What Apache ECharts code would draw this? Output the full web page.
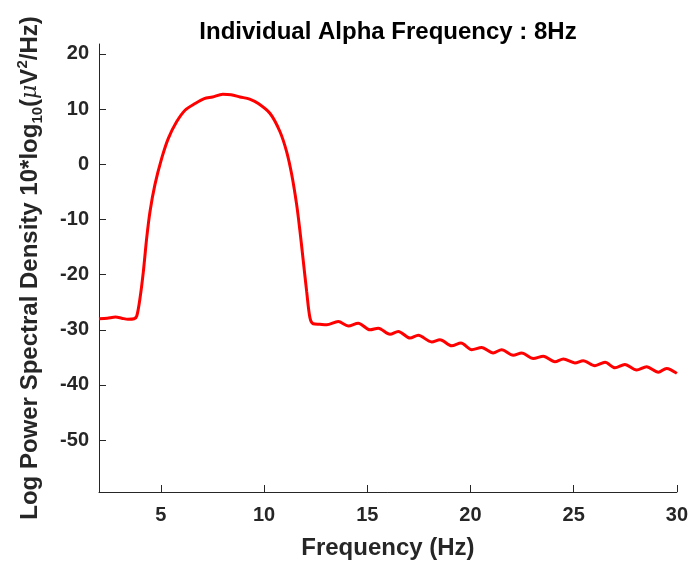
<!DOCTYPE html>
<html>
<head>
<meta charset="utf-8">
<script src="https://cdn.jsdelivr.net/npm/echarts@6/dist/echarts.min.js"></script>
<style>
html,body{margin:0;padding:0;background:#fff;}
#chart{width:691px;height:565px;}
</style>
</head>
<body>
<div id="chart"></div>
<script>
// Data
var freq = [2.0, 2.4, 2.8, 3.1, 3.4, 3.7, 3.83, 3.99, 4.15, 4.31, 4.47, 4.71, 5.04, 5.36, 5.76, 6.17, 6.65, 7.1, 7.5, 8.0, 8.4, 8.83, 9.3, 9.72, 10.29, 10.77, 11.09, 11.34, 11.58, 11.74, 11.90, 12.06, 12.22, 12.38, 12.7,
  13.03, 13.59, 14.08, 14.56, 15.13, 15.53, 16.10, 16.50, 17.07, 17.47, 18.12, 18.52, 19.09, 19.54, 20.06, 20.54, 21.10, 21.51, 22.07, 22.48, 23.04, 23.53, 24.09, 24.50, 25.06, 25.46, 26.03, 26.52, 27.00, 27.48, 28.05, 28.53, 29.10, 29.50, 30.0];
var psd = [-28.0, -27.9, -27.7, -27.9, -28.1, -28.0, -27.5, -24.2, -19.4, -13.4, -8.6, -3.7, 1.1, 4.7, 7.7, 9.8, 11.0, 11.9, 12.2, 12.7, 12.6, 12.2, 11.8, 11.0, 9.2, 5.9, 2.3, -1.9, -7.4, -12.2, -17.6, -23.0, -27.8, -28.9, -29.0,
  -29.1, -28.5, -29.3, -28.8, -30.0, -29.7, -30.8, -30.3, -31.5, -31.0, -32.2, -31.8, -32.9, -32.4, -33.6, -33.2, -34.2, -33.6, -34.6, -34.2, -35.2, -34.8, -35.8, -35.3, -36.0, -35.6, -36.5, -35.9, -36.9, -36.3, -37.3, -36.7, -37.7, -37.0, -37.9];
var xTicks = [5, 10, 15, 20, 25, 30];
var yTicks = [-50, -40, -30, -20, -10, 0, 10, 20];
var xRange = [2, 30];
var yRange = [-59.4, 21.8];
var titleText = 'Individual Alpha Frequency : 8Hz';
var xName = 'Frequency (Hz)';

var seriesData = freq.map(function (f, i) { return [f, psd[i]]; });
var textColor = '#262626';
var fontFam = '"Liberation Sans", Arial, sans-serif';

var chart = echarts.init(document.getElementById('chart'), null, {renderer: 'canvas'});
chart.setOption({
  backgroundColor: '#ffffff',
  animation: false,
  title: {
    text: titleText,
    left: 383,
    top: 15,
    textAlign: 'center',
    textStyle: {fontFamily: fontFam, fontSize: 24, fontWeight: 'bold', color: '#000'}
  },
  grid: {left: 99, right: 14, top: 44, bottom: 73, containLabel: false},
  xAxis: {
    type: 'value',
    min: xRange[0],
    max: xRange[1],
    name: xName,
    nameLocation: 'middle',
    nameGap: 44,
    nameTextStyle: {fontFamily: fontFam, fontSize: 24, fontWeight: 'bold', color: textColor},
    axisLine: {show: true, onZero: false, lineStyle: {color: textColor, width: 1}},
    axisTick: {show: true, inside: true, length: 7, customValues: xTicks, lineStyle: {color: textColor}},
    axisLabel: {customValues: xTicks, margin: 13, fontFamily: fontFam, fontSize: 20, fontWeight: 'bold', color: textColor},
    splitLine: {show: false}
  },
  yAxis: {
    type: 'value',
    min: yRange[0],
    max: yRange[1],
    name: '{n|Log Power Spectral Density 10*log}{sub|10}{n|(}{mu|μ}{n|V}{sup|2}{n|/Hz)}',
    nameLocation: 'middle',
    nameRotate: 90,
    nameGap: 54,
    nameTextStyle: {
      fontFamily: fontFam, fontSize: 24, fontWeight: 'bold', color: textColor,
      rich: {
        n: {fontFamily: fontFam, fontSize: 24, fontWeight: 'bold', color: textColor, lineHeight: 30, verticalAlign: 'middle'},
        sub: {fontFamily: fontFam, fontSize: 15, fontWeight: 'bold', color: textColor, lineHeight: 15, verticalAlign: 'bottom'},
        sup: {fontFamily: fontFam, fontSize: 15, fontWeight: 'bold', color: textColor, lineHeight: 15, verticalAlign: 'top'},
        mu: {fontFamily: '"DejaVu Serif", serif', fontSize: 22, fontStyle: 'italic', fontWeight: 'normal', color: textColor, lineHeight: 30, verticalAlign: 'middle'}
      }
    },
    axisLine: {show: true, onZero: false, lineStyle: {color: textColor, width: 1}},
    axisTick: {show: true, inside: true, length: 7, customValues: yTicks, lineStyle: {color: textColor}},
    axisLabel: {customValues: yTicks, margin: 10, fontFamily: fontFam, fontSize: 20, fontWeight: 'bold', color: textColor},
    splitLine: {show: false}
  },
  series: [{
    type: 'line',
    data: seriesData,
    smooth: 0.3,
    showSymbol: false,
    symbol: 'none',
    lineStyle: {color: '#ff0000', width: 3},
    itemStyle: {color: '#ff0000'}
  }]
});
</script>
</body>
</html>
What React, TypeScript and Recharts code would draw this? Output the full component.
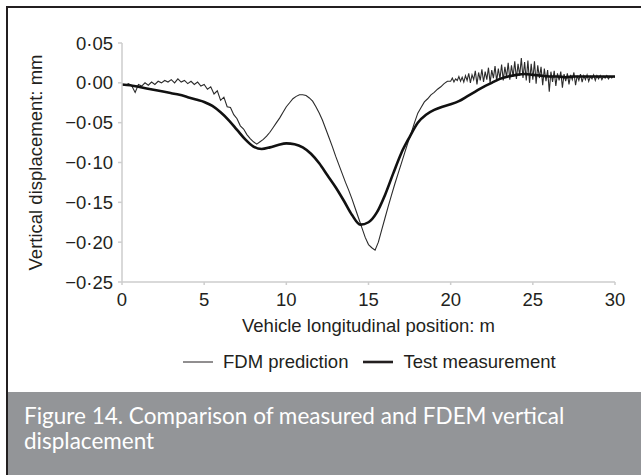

Aim of the task: Print every entry exactly as written, without the pictures.

Answer to this exercise:
What Apache ECharts code would draw this? Output the full web page.
<!DOCTYPE html>
<html>
<head>
<meta charset="utf-8">
<script src="https://cdn.jsdelivr.net/npm/echarts@6/dist/echarts.min.js"></script>
<style>
html,body{margin:0;padding:0;background:#fff;}
#chart{width:691px;height:565px;}
</style>
</head>
<body>
<div id="chart"></div>
<script>
// Data
var freq = [2.0, 2.4, 2.8, 3.1, 3.4, 3.7, 3.83, 3.99, 4.15, 4.31, 4.47, 4.71, 5.04, 5.36, 5.76, 6.17, 6.65, 7.1, 7.5, 8.0, 8.4, 8.83, 9.3, 9.72, 10.29, 10.77, 11.09, 11.34, 11.58, 11.74, 11.90, 12.06, 12.22, 12.38, 12.7,
  13.03, 13.59, 14.08, 14.56, 15.13, 15.53, 16.10, 16.50, 17.07, 17.47, 18.12, 18.52, 19.09, 19.54, 20.06, 20.54, 21.10, 21.51, 22.07, 22.48, 23.04, 23.53, 24.09, 24.50, 25.06, 25.46, 26.03, 26.52, 27.00, 27.48, 28.05, 28.53, 29.10, 29.50, 30.0];
var psd = [-28.0, -27.9, -27.7, -27.9, -28.1, -28.0, -27.5, -24.2, -19.4, -13.4, -8.6, -3.7, 1.1, 4.7, 7.7, 9.8, 11.0, 11.9, 12.2, 12.7, 12.6, 12.2, 11.8, 11.0, 9.2, 5.9, 2.3, -1.9, -7.4, -12.2, -17.6, -23.0, -27.8, -28.9, -29.0,
  -29.1, -28.5, -29.3, -28.8, -30.0, -29.7, -30.8, -30.3, -31.5, -31.0, -32.2, -31.8, -32.9, -32.4, -33.6, -33.2, -34.2, -33.6, -34.6, -34.2, -35.2, -34.8, -35.8, -35.3, -36.0, -35.6, -36.5, -35.9, -36.9, -36.3, -37.3, -36.7, -37.7, -37.0, -37.9];
var xTicks = [5, 10, 15, 20, 25, 30];
var yTicks = [-50, -40, -30, -20, -10, 0, 10, 20];
var xRange = [2, 30];
var yRange = [-59.4, 21.8];
var titleText = 'Individual Alpha Frequency : 8Hz';
var xName = 'Frequency (Hz)';

var seriesData = freq.map(function (f, i) { return [f, psd[i]]; });
var textColor = '#262626';
var fontFam = '"Liberation Sans", Arial, sans-serif';

var chart = echarts.init(document.getElementById('chart'), null, {renderer: 'canvas'});
chart.setOption({
  backgroundColor: '#ffffff',
  animation: false,
  title: {
    text: titleText,
    left: 383,
    top: 15,
    textAlign: 'center',
    textStyle: {fontFamily: fontFam, fontSize: 24, fontWeight: 'bold', color: '#000'}
  },
  grid: {left: 99, right: 14, top: 44, bottom: 73, containLabel: false},
  xAxis: {
    type: 'value',
    min: xRange[0],
    max: xRange[1],
    name: xName,
    nameLocation: 'middle',
    nameGap: 44,
    nameTextStyle: {fontFamily: fontFam, fontSize: 24, fontWeight: 'bold', color: textColor},
    axisLine: {show: true, onZero: false, lineStyle: {color: textColor, width: 1}},
    axisTick: {show: true, inside: true, length: 7, customValues: xTicks, lineStyle: {color: textColor}},
    axisLabel: {customValues: xTicks, margin: 13, fontFamily: fontFam, fontSize: 20, fontWeight: 'bold', color: textColor},
    splitLine: {show: false}
  },
  yAxis: {
    type: 'value',
    min: yRange[0],
    max: yRange[1],
    name: '{n|Log Power Spectral Density 10*log}{sub|10}{n|(}{mu|μ}{n|V}{sup|2}{n|/Hz)}',
    nameLocation: 'middle',
    nameRotate: 90,
    nameGap: 54,
    nameTextStyle: {
      fontFamily: fontFam, fontSize: 24, fontWeight: 'bold', color: textColor,
      rich: {
        n: {fontFamily: fontFam, fontSize: 24, fontWeight: 'bold', color: textColor, lineHeight: 30, verticalAlign: 'middle'},
        sub: {fontFamily: fontFam, fontSize: 15, fontWeight: 'bold', color: textColor, lineHeight: 15, verticalAlign: 'bottom'},
        sup: {fontFamily: fontFam, fontSize: 15, fontWeight: 'bold', color: textColor, lineHeight: 15, verticalAlign: 'top'},
        mu: {fontFamily: '"DejaVu Serif", serif', fontSize: 22, fontStyle: 'italic', fontWeight: 'normal', color: textColor, lineHeight: 30, verticalAlign: 'middle'}
      }
    },
    axisLine: {show: true, onZero: false, lineStyle: {color: textColor, width: 1}},
    axisTick: {show: true, inside: true, length: 7, customValues: yTicks, lineStyle: {color: textColor}},
    axisLabel: {customValues: yTicks, margin: 10, fontFamily: fontFam, fontSize: 20, fontWeight: 'bold', color: textColor},
    splitLine: {show: false}
  },
  series: [{
    type: 'line',
    data: seriesData,
    smooth: 0.3,
    showSymbol: false,
    symbol: 'none',
    lineStyle: {color: '#ff0000', width: 3},
    itemStyle: {color: '#ff0000'}
  }]
});
</script>
</body>
</html>
What React, TypeScript and Recharts code would draw this? Output the full component.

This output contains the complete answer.